Comme la majorité des personnes qui se sont un jour ou l’autre crues pour jamais isolées et détruites, et qui goûtent peut-être à l’espoir de jours meilleurs depuis quelque temps, je sais #MoiAussi que ces violences sont transversales et marquent un continuum. Insistons : il s’agit d’un fléau si normalisé qu’il semble marginal. Si intériorisé qu’il paraît fantaisiste. Pour que la trame de la domination apparaisse, il faut renverser le tabou qu’elle a tissé serré, défier le dispositif qui écrase de honte. La norme est une chape de plomb bien rodée. Le système veille, prêt à broyer.
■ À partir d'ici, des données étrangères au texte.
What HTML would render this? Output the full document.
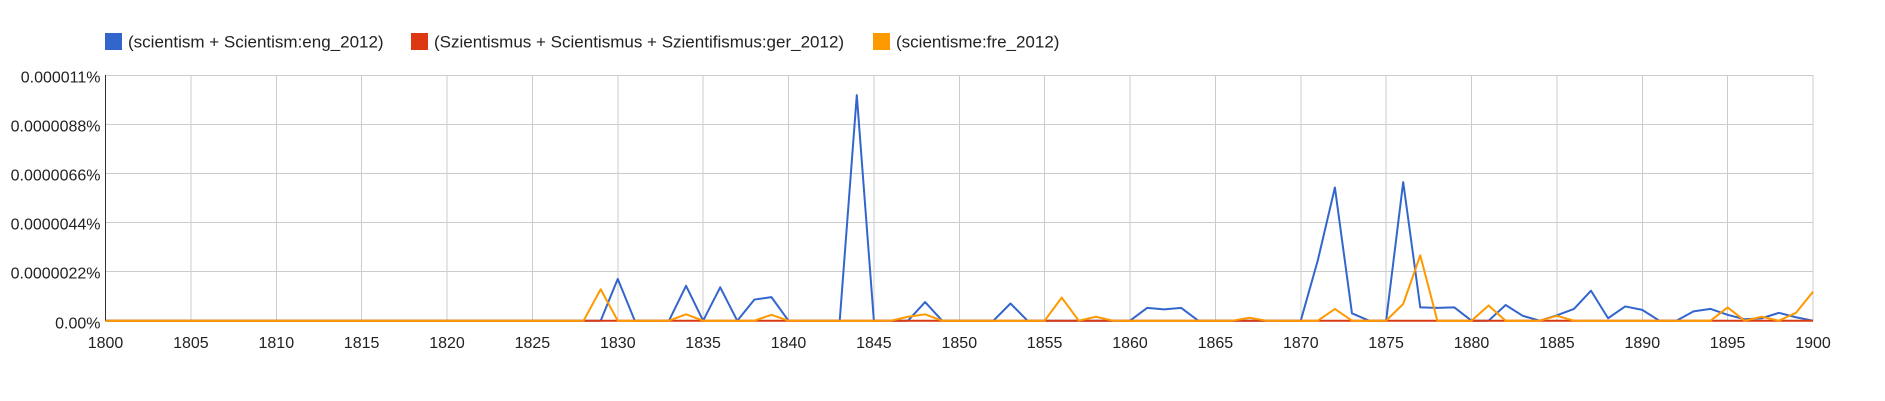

On est en train de prendre conscience qu’en unissant les voix, on se constitue comme groupe, qu’on n’est plus des quantités négligeables, indistinctes et muettes, mais qu’on forme une classe en soi, à laquelle, comme pour toute classe, une certaine place a été ménagée. À mesure qu’on reconnaît l’état de choses, on rompt avec le déni. À représenter le musellement, on lève l’interdit de penser. Par la force du nombre, on commence à documenter le phénomène, à s’apprendre qu’on peut métaboliser le poison qu’ont instillé en soi les mauvaises rencontres qui se sont fait passer pour enchanteresses. Les femmes qui ont parlé ont ouvert les digues avec leur courage. Elles enseignent à ouvrir les yeux, à neutraliser doutes et sentiment d’imposture parce que le système a institué qu’une certaine parole valait moins qu’une autre. Pour rétablir l’équilibre, la prise de parole sera donc directement proportionnelle au silence qui a été imposé. D’abord faire acte de parole : volontaire inscription dans le symbolique, non plus sourde réaction dissociée. Une performative marche en avant. On s’échappe de l’anecdotique du fait divers : on se pose en fait de société.

#EtMaintenant que le 8 mars dure longtemps!